If there really are, besides Defense Secretary James Mattis, fully public-spirited people  (as opposed to grifters,  careerists, policy idiots  and business-special-interest promoters) around Trump – but they’re unwilling to resign on principle --  they should start acting to help remove this threat to national security by putting into motion the 25th Amendment, which provides for the ouster of presidents clearly found to be unwilling or unable  to do the job. But it might take the end of the long economic expansion that began under Obama to undermine the fearsome Trump base enough to get the “internal resisters”  around Trump to start thinking more about the national welfare and less about their job prospects.

 

As for the speculation that Vice President Pence might be the anonymous author of The Times’s piece, given the unctuous Pence’s comical servility to the president that’s hard to believe!

 

The “Internal Resistance’’ to Trump seems mostly an attempt to shield the future reputation of the national Republican Party and its leaders as Trump’s behavior gets even worse and heads toward a kind of apocalypse.  In any case, history will treat Trump’s enablers harshly. Hard to believe America’s civic and political culture has decayed so much.

 

As for the Brett Kavanaugh confirmation hearing, forget about this affable, long-time GOP operative’s views on affirmative action and abortion. He’s getting the job because, like his retired and rich Washington lobbyist father, he’ll back the interests of big business and the very rich just about 100 percent. The Koch Brothers have even more to be happy about. The social issues of abortion, etc., are there to stir up the suckers at the likes of Trump rallies. A nice distraction.

 

And the raucous demonstrators at the back of the Senate Judiciary Committee hearing room didn’t do their cause any good, however, rigged the hearing was.

 

Wishful Thinking and Rising Seas

 

With Chesapeake Requiem: A Year with the Watermen of Vanishing Tangier Island, Earl Swift has written a charming if melancholic book about Tangier Island, in the Chesapeake Bay, whose main industry is catching blue crabs (aka soft-shell crabs – delicious!).
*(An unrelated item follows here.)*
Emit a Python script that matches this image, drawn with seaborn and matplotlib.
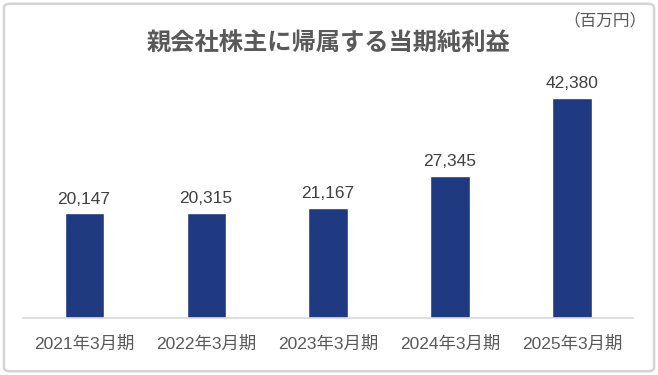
import pandas as pd
import seaborn as sns
import matplotlib.pyplot as plt
from matplotlib.patches import FancyBboxPatch

# データ
periods = ['2021年3月期', '2022年3月期', '2023年3月期', '2024年3月期', '2025年3月期']
net_income = [20147, 20315, 21167, 27345, 42380]

df = pd.DataFrame({'period': periods, 'value': net_income})

sns.set_theme(style='white')
plt.rcParams['font.family'] = ['Liberation Sans', 'Noto Sans CJK JP', 'DejaVu Sans']

fig = plt.figure(figsize=(6.58, 3.75), dpi=100)
ax = fig.add_axes([0.035, 0.152, 0.927, 0.664])

sns.barplot(data=df, x='period', y='value', color='#1f3a80', width=0.32,
            saturation=1, ax=ax)

ax.set_xlim(-0.5, 4.5)
ax.set_ylim(0, 48000)
ax.bar_label(ax.containers[0], labels=[f'{v:,}' for v in net_income],
             padding=5, fontsize=12.5, color='#404040')

# 軸の見た目
ax.set_xlabel('')
ax.set_ylabel('')
ax.set_yticks([])
for s in ['top', 'right', 'left']:
    ax.spines[s].set_visible(False)
ax.spines['bottom'].set_color('#d9d9d9')
ax.spines['bottom'].set_linewidth(1.2)
ax.tick_params(axis='x', length=0, pad=13, labelsize=12.5, labelcolor='#595959')

fig.text(0.5, 0.885, '親会社株主に帰属する当期純利益', ha='center', va='center',
         family=['Noto Sans CJK JP', 'DejaVu Sans'],
         fontsize=17.5, fontweight='bold', color='#595959')
fig.text(0.982, 0.945, '（百万円）', ha='right', va='center',
         family=['Noto Sans CJK JP', 'DejaVu Sans'],
         fontsize=12, color='#595959')

# 外枠
border = FancyBboxPatch((0.006, 0.01), 0.988, 0.98, boxstyle='round,pad=0,rounding_size=0.01',
                        transform=fig.transFigure, fill=False, edgecolor='#d4d4d4',
                        linewidth=1.8)
fig.patches.append(border)

fig.savefig('out.png', dpi=100)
The island – four feet above sea level -- is being reclaimed by sea-level rise associated with global warming but many residents, in their wishful thinking, refuse to accept that, arguing that it’s simply a matter of erosion that perhaps can be addressed with help from the Feds and other authorities.

 

In any case, the island will probably have to be abandoned within the next few decades.

 

Contrast that with the far more realistic attitude of another low-lying coastal place – Newport’s Point Section, where residents are elevating houses and taking other steps to deal with the ocean’s rise. Of course, folks in The Point generally have a lot more money than Tangier people. Hedge funders, et al., generally earn a lot more than crabbers.